DESCRIPTION OF THE TASK ::
Copy every line that holds "this".

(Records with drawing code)
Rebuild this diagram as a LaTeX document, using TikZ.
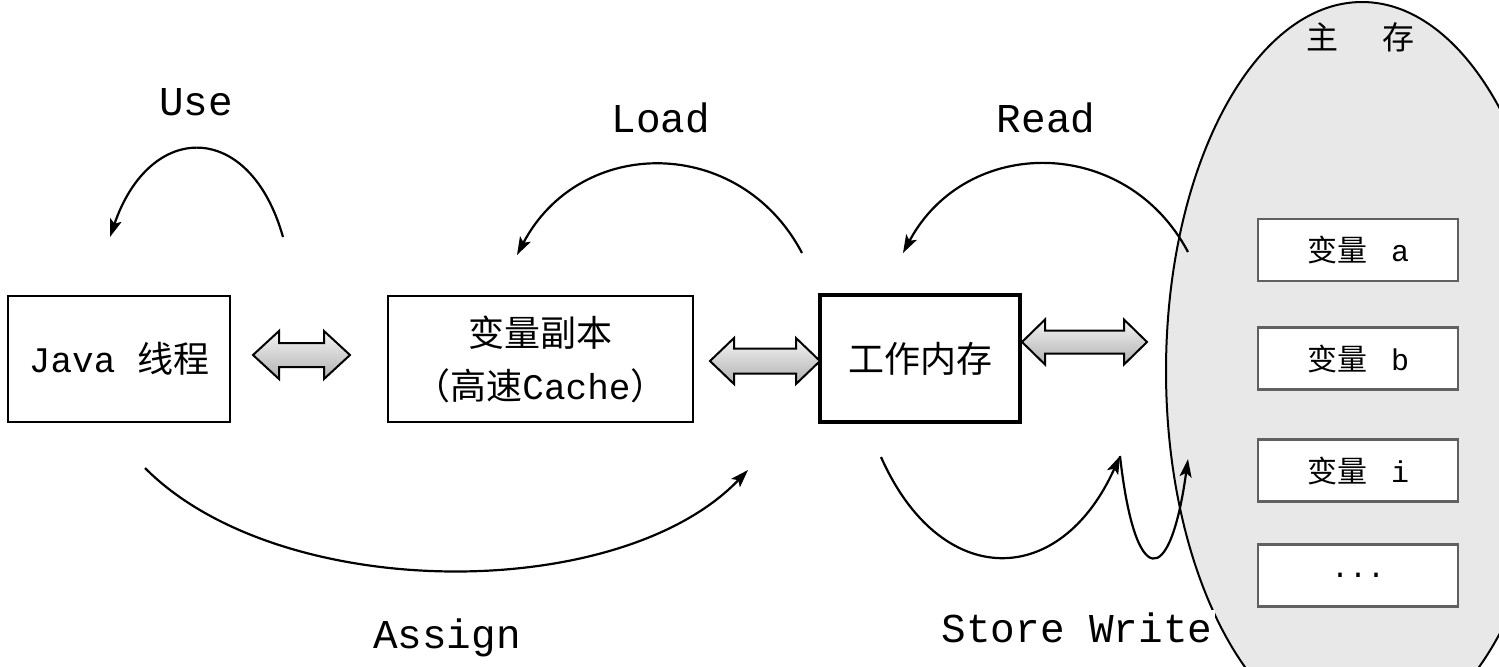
\documentclass[tikz,border=0pt]{standalone}
\usepackage{fontspec}
\setmainfont{Liberation Mono}
\newfontfamily\cjk{Noto Sans CJK SC}
\usetikzlibrary{arrows.meta,shapes.geometric}
\newcommand\DblArr[6]{\draw[dblarr] (#1,#3) -- ++(#6,-#4) -- ++(0,#4-#5) -- (#2-#6,#3-#5) -- ++(0,#5-#4) -- (#2,#3) -- ++(-#6,#4) -- ++(0,#5-#4) -- (#1+#6,#3+#5) -- ++(0,#4-#5) -- cycle;}
\begin{document}
\begin{tikzpicture}[x=0.5pt,y=-0.5pt,
  box/.style={draw=black,line width=1.4pt,fill=white,inner sep=0pt,font=\fontsize{18}{26.5}\selectfont,align=center},
  membox/.style={draw=gray!75!black,line width=1.2pt,fill=white,minimum width=100pt,minimum height=31pt,inner sep=0pt,font=\fontsize{15}{18}\selectfont},
  dblarr/.style={draw=black,line width=1pt,line join=miter,top color=gray!8,bottom color=gray!62},
  flow/.style={draw=black,line width=1.1pt,-{Stealth[length=9pt,width=6pt,inset=2pt]}},
  lbl/.style={font=\fontsize{20.5}{24}\selectfont,inner sep=1.5pt}]
\useasboundingbox[fill=white] (0,0) rectangle (1499,666);
% main memory
\node[ellipse,draw=black,line width=1pt,fill=gray!18,minimum width=196pt,minimum height=369pt,inner sep=0pt] (mem) at (1362,371) {};
\node[font=\fontsize{16}{18}\selectfont\cjk] (memlbl) at (1360,37) {主\hspace{22pt}存};
\node[membox] (va) at (1358,250) {{\cjk 变量}\hspace{0.8em}a};
\node[membox] (vb) at (1358,358.5) {{\cjk 变量}\hspace{0.8em}b};
\node[membox] (vi) at (1358,470.5) {{\cjk 变量}\hspace{0.8em}i};
\node[membox] (vd) at (1358,575.5) {...};
% boxes
\node[box,minimum width=111pt,minimum height=63pt] (java) at (119,359) {Java {\cjk 线程}};
\node[box,minimum width=152.5pt,minimum height=63pt] (cache) at (540.5,359) {{\cjk 变量副本}\\{\cjk （高速}Cache{\cjk ）}};
\node[box,line width=1.7pt,minimum width=100pt,minimum height=63.5pt] (wm) at (920,358.5) {\cjk 工作内存};
% double arrows
\DblArr{253}{350}{355}{24}{12}{26}
\DblArr{710}{820}{361}{23}{12.5}{24}
\DblArr{1022}{1147}{342}{22.5}{11.5}{23}
% coordinates of the flow arrows
\coordinate (u1) at (283,237); \coordinate (u2) at (110,237);
\coordinate (l1) at (802,253); \coordinate (l2) at (517,255);
\coordinate (r1) at (1188,252); \coordinate (r2) at (903,253);
\coordinate (a1) at (145,468); \coordinate (a2) at (748,470);
\coordinate (s1) at (881,457); \coordinate (s2) at (1120,456);
\coordinate (w2) at (1188,459);
\draw[flow] (u1) .. controls (250,120) and (150,120) .. (u2);
\draw[flow] (l1) .. controls (740,135) and (580,135) .. (l2);
\draw[flow] (r1) .. controls (1126,135) and (966,135) .. (r2);
\draw[flow] (a1) .. controls (280,604) and (620,604) .. (a2);
\draw[flow] (s1) .. controls (940,590) and (1060,590) .. (s2);
\draw[flow] (s2) .. controls (1135,590) and (1170,590) .. (w2);
% labels
\node[lbl] (use) at (196,102) {Use};
\node[lbl] (load) at (661,118) {Load};
\node[lbl] (read) at (1046,118) {Read};
\node[lbl] (assign) at (447,638) {Assign};
\node[lbl,fill=white] (sw) at (1077,628) {Store Write};
\end{tikzpicture}
\end{document}
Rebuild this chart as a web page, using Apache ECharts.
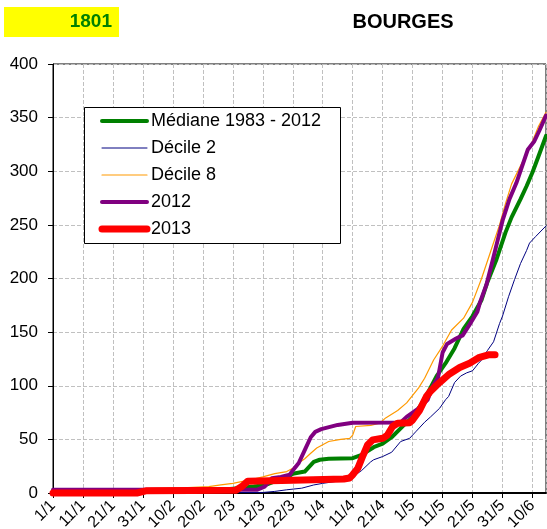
<!DOCTYPE html>
<html>
<head>
<meta charset="utf-8">
<script src="https://cdn.jsdelivr.net/npm/echarts@6/dist/echarts.min.js"></script>
<style>
html, body { margin: 0; padding: 0; background: #fff; }
#chart { width: 547px; height: 529px; }
</style>
</head>
<body>
<div id="chart"></div>
<script>
// day of year (0 = 1/1) against cumulated value
var tickLabels = ['1/1','11/1','21/1','31/1','10/2','20/2','2/3','12/3','22/3','1/4','11/4','21/4','1/5','11/5','21/5','31/5','10/6'];
var yTicks = [0, 50, 100, 150, 200, 250, 300, 350, 400];
var seriesNames = ['Médiane 1983 - 2012', 'Décile 2', 'Décile 8', '2012', '2013'];
var seriesColors = ['#008000', '#000080', '#ff9900', '#800080', '#ff0000'];
var seriesWidths = [4, 1, 1.2, 4, 7];

var mediane = [[0,1],[40,1],[50,2],[56,3],[60,4],[67,6],[71,7.5],[75,12],[78,14],[80,18],[84,20],[85,23],[87,29],[89,31],[92,32],[100,32.5],[103,35.5],[107,42.7],[110,46],[113,52],[117,63],[120,71],[123,83],[125,93],[128,109],[131,121],[134,135],[137,153],[140,165],[143,180],[145,197],[148,218],[151,243],[153,257],[156,274],[158,286],[160,299],[162,314],[164.5,333]];
var decile2 = [[0,0.5],[70,0.5],[74,1.5],[78,3],[83,4.5],[87,7.5],[90,9],[95,11],[100,15],[103,21],[106,29],[107,31],[110,34],[113,38],[116,48],[119,51],[121,57],[124,66],[126,71],[129,79],[131,87],[132,90],[134,103],[136,109],[138,112],[140,114],[142,121],[143,124],[145,133],[147,141],[149,158],[150,165],[152,183],[154,199],[156,214],[158,226],[159,233],[161,239],[164.5,249]];
var decile8 = [[0,3],[25,3],[31,4],[45,5],[52,6],[56,7.5],[60,9],[67,13],[70,15],[74,18],[78,20],[80,23],[82,28],[84,32],[86,37],[88,42],[90,45],[92,48],[96,50],[99,51],[100,54],[101,62],[106,63],[109,65],[111,70],[115,77],[118,84],[120,91],[122,98],[124,107],[127,124],[130,137],[133,152],[137,163],[140,178],[143,200],[146,225],[149,250],[151,270],[153,288],[156,305],[158,316],[160,328],[162,342],[164.5,355]];
var an2012 = [[0,3],[68,3],[70.6,6],[73,13.7],[76,15],[79,17],[80,21],[82,28],[84,40],[86,52],[87.5,57],[89.5,59.5],[95,63.5],[100,65.5],[116,65.7],[118,71],[120,75],[122,79],[125,87],[126.8,100],[128.5,108],[130,131],[131.5,139],[134.5,144],[136.7,147],[139,157],[141.6,169],[142.5,178],[144.6,194],[146.8,218],[148.4,236],[150.1,255],[152.3,274],[154.6,289],[156.2,302],[158.4,320],[160.6,328],[162.3,338],[164.5,352]];
var an2013 = [[0,0],[28,0],[31,2],[61,2.5],[63,6],[65,11],[80,12],[97,13],[99,14],[100,17],[101.7,23],[103.3,34],[105,45],[106.7,49.5],[110,51],[111.6,54],[113.3,62],[115,65],[119,65.5],[120,68],[122.3,77],[124.6,90],[126,95],[129,103],[132.3,111],[135.7,117],[139,121],[142.3,126.5],[145.6,129],[147.5,129]];
var allData = [mediane, decile2, decile8, an2012, an2013];

var font = 'Arial, "Liberation Sans", sans-serif';
var chart = echarts.init(document.getElementById('chart'));

var series = [];
var graphic = [
	{ type: 'rect', shape: { x: 4, y: 7, width: 115, height: 30 }, style: { fill: '#ffff00' } },
	{ type: 'text', style: { x: 112, y: 22, text: '1801', fill: '#008000', font: 'bold 19px ' + font, textAlign: 'right', textVerticalAlign: 'middle' } },
	{ type: 'text', style: { x: 403, y: 22, text: 'BOURGES', fill: '#000', font: 'bold 20px ' + font, textAlign: 'center', textVerticalAlign: 'middle' } },
	{ type: 'rect', z: 10, shape: { x: 84.5, y: 107.5, width: 256, height: 136 }, style: { fill: '#fff', stroke: '#000', lineWidth: 1 } }
];

for (var i = 0; i < seriesNames.length; i++) {
	series.push({
		name: seriesNames[i],
		type: 'line',
		data: allData[i],
		symbol: 'none',
		clip: false,
		lineStyle: { color: seriesColors[i], width: seriesWidths[i], cap: 'round', join: 'round' }
	});
	// legend entry drawn by hand (sample line + label)
	var ly = 121 + i * 27;
	graphic.push({ type: 'line', z: 11, shape: { x1: 102, y1: ly, x2: 147, y2: ly }, style: { stroke: seriesColors[i], lineWidth: seriesWidths[i], lineCap: 'round' } });
	graphic.push({ type: 'text', z: 11, style: { x: 151, y: ly, text: seriesNames[i], fill: '#000', font: '18px ' + font, textVerticalAlign: 'middle' } });
}

var option = {
	animation: false,
	grid: { left: 53, right: 1, top: 64, bottom: 36, show: true, borderColor: '#000', borderWidth: 1, outerBoundsMode: 'none', containLabel: false },
	xAxis: {
		type: 'value', min: 0, max: 164.5, interval: 10,
		axisLine: { lineStyle: { color: '#000', width: 2 } },
		axisTick: { show: true, length: 5, lineStyle: { color: '#000' } },
		splitLine: { show: true, lineStyle: { color: '#c0c0c0', type: 'dashed' } },
		axisLabel: {
			rotate: 45, margin: 10, fontSize: 16, fontFamily: font, color: '#000',
			showMaxLabel: false,
			formatter: function (v) { return tickLabels[v / 10] || ''; }
		}
	},
	yAxis: {
		type: 'value', min: yTicks[0], max: yTicks[yTicks.length - 1], interval: 50,
		axisLine: { show: true, lineStyle: { color: '#000', width: 1 } },
		axisTick: { show: true, length: 5, lineStyle: { color: '#000' } },
		splitLine: { show: true, lineStyle: { color: '#c0c0c0', type: 'dashed' } },
		axisLabel: { margin: 15, fontSize: 17, fontFamily: font, color: '#000' }
	},
	graphic: graphic,
	series: series
};
chart.setOption(option);
</script>
</body>
</html>
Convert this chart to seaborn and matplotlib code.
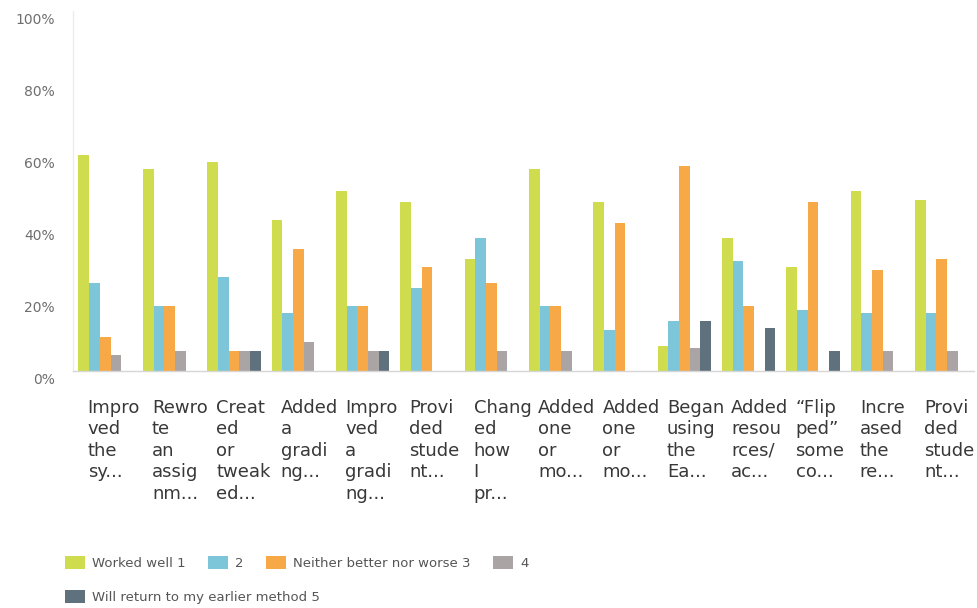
import matplotlib
matplotlib.use("Agg")
import matplotlib.pyplot as plt
import matplotlib.transforms as mtransforms
import pandas as pd
import seaborn as sns

# Survey questions (keys) and their wrapped, truncated axis labels
questions = [
    "Improved the syllabus", "Rewrote an assignment", "Created or tweaked",
    "Added a grading", "Improved a grading", "Provided student (a)",
    "Changed how I present", "Added one or more (a)", "Added one or more (b)",
    "Began using the Early", "Added resources/activities", "Flipped some content",
    "Increased the reflection", "Provided student (b)",
]
tick_labels = [
    "Impro\nved\nthe\nsy...",
    "Rewro\nte\nan\nassig\nnm...",
    "Creat\ned\nor\ntweak\ned...",
    "Added\na\ngradi\nng...",
    "Impro\nved\na\ngradi\nng...",
    "Provi\nded\nstude\nnt...",
    "Chang\ned\nhow\nI\npr...",
    "Added\none\nor\nmo...",
    "Added\none\nor\nmo...",
    "Began\nusing\nthe\nEa...",
    "Added\nresou\nrces/\nac...",
    "\u201cFlip\nped\u201d\nsome\nco...",
    "Incre\nased\nthe\nre...",
    "Provi\nded\nstude\nnt...",
]

series_names = [
    "Worked well 1", "2", "Neither better nor worse 3", "4",
    "Will return to my earlier method 5",
]
worked_well = [60, 56, 58, 42, 50, 47, 31, 56, 47, 7, 37, 29, 50, 47.5]
rating_2 = [24.5, 18, 26, 16, 18, 23, 37, 18, 11.5, 14, 30.5, 17, 16, 16]
neither = [9.5, 18, 5.5, 34, 18, 29, 24.5, 18, 41, 57, 18, 47, 28, 31]
rating_4 = [4.5, 5.5, 5.5, 8, 5.5, 0, 5.5, 5.5, 0, 6.5, 0, 0, 5.5, 5.5]
return_earlier = [0, 0, 5.5, 0, 5.5, 0, 0, 0, 0, 14, 12, 5.5, 0, 0]

colors = ["#cfdc4d", "#7dc5d8", "#f7a948", "#aaa4a4", "#5f717c"]

sns.set_theme(style="white")
plt.rcParams["font.family"] = ["DejaVu Sans"]

rows = []
for name, vals in zip(series_names,
                      [worked_well, rating_2, neither, rating_4, return_earlier]):
    for q, v in zip(questions, vals):
        rows.append({"question": q, "response": name, "pct": v})
df = pd.DataFrame(rows)

fig = plt.figure(figsize=(9.77, 6.08), dpi=100)
fig.patch.set_facecolor("white")
ax = fig.add_axes([73 / 977, 1 - 371 / 608, 901 / 977, 360 / 608])

sns.barplot(
    data=df, x="question", y="pct", hue="response",
    order=questions, hue_order=series_names, palette=colors,
    width=0.83, gap=0, linewidth=0, saturation=1, errorbar=None, ax=ax,
)

handles, labels = ax.get_legend_handles_labels()
if ax.get_legend() is not None:
    ax.get_legend().remove()

ax.set_ylim(0, 100)
ax.set_xlim(-0.5, len(questions) - 0.5)
ax.set_xlabel("")
ax.set_ylabel("")

ax.set_yticks([0, 20, 40, 60, 80, 100])
ax.set_yticklabels([f"{v}%" for v in [0, 20, 40, 60, 80, 100]],
                   fontsize=10, color="#6e6e6e")
ax.set_xticks(range(len(questions)))
ax.set_xticklabels(tick_labels, ha="left", fontsize=13, color="#383838",
                   linespacing=1.25)
ax.tick_params(axis="x", length=0, pad=20)
ax.tick_params(axis="y", length=0, pad=13)

dx = mtransforms.ScaledTranslation(-17.6 / 100, 0, fig.dpi_scale_trans)
for lab in ax.get_xticklabels():
    lab.set_transform(lab.get_transform() + dx)
dy = mtransforms.ScaledTranslation(0, -8 / 100, fig.dpi_scale_trans)
for lab in ax.get_yticklabels():
    lab.set_transform(lab.get_transform() + dy)

for side in ["top", "right"]:
    ax.spines[side].set_visible(False)
ax.spines["left"].set_color("#ececec")
ax.spines["left"].set_linewidth(1)
ax.spines["bottom"].set_color("#d6d6d6")
ax.spines["bottom"].set_linewidth(1)

legend_kw = dict(
    frameon=False, fontsize=9.5, handlelength=1.5, handleheight=1.15,
    handletextpad=0.55, columnspacing=1.7, borderpad=0, borderaxespad=0,
    labelcolor="#555555",
)
fig.legend(handles[:4], labels[:4], loc="center left", ncol=4,
           bbox_to_anchor=(65 / 977, 1 - 563 / 608), **legend_kw)
fig.legend(handles[4:], labels[4:], loc="center left", ncol=1,
           bbox_to_anchor=(65 / 977, 1 - 597 / 608), **legend_kw)

fig.savefig("out.png", dpi=100, facecolor="white")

REPLY ::
Rebuild this diagram as a LaTeX document, using TikZ.
Rebuild this chart as a web page, using Apache ECharts.
Convert this chart to seaborn and matplotlib code.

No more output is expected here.